RoHS has it's place, which is in the high turnover rate of consumer electronics that people use and then dispose of after a couple of years. If the whiskers take a long time to grow then the odds of a piece of consumer equipment still being used isn't all that great. On the other hand it can cause long term problems in the future in equipment that people constantly use and pass on to others resell etc. such as pedals, guitars, amps and other collectable electronics. These items seldom end up in landfills as they hold value and people keep them. Whiskers would be inevitable in this case.
I prefer the 63/37 leaded but don't find the RoHS stuff that hard to use.


----------



## urko99 (Mar 30, 2009)

I don't like lead in landfills either, However, Collective community efforts should be stepped up on recycling used electronics instead of dumping in landfills. No wonder our standard appliances and electronics in our homes are failing sooner than they used to. Manufacturers are reaping the benefits of shorter appliance/electronic lifespans which increases profits for them. This sure gives true meaning to "They don't build em like they used to"!


----------



## keeperofthegood (Apr 30, 2008)

ahhh ELECTROSTATIC TORNADOES! Gotta love em  they are so pretty!!
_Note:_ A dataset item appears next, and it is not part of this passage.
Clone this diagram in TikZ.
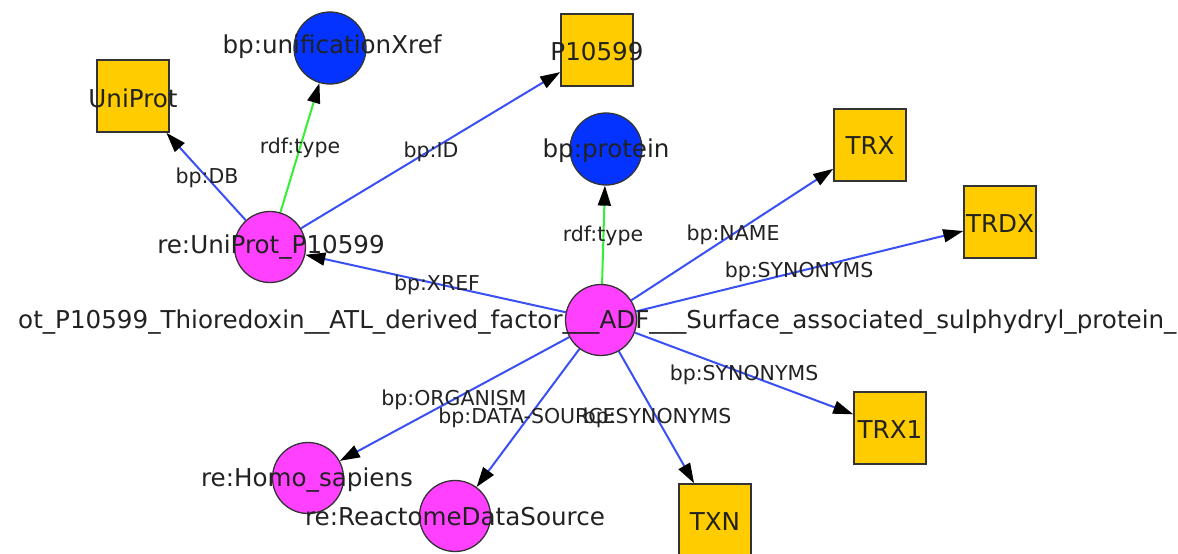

They also form fast, and under the right conditions you can watch them grow. Total electrical hazard though, but what an amazing thing is surface electrostatic domains.


----------



## mhammer (Nov 30, 2007)

I'm with Ian. If you ARE going to clutter landfill sites with e-waste, better that it be lead-free. On the other hand, maybe it's just better to make products worth hanging onto for decades, and not be in such a frenzy to keep replacing technology with latest and greatest. And just maybe, it would be nice to actually repair things once in a while, rather than leave them at the end of the driveway. THAT would keep the lead out of the landfill nicely.


----------



## Milkman (Feb 2, 2006)

Say this could be the beginnings of a New Weird Al song.


Tin Whiskers and R O H S
Those buggers took all our lead
My solder joints all are failing
My pedal board's going dead
(sung to the tune of Neil Young's "Ohio")


----------



## mhammer (Nov 30, 2007)

Daddy like!:sSig_cool2:

Whether more than 40 people world-wide would get it, is a whole other question. But I know *I'd* laugh enough for at least 50 people.


----------



## Milkman (Feb 2, 2006)

I worry about you Hammer.


----------



## mhammer (Nov 30, 2007)

Hehe, you and many others.


----------



## bluzfish (Mar 12, 2011)

Whatever the solution, ten years from now they will probably find that it causes cancer.


----------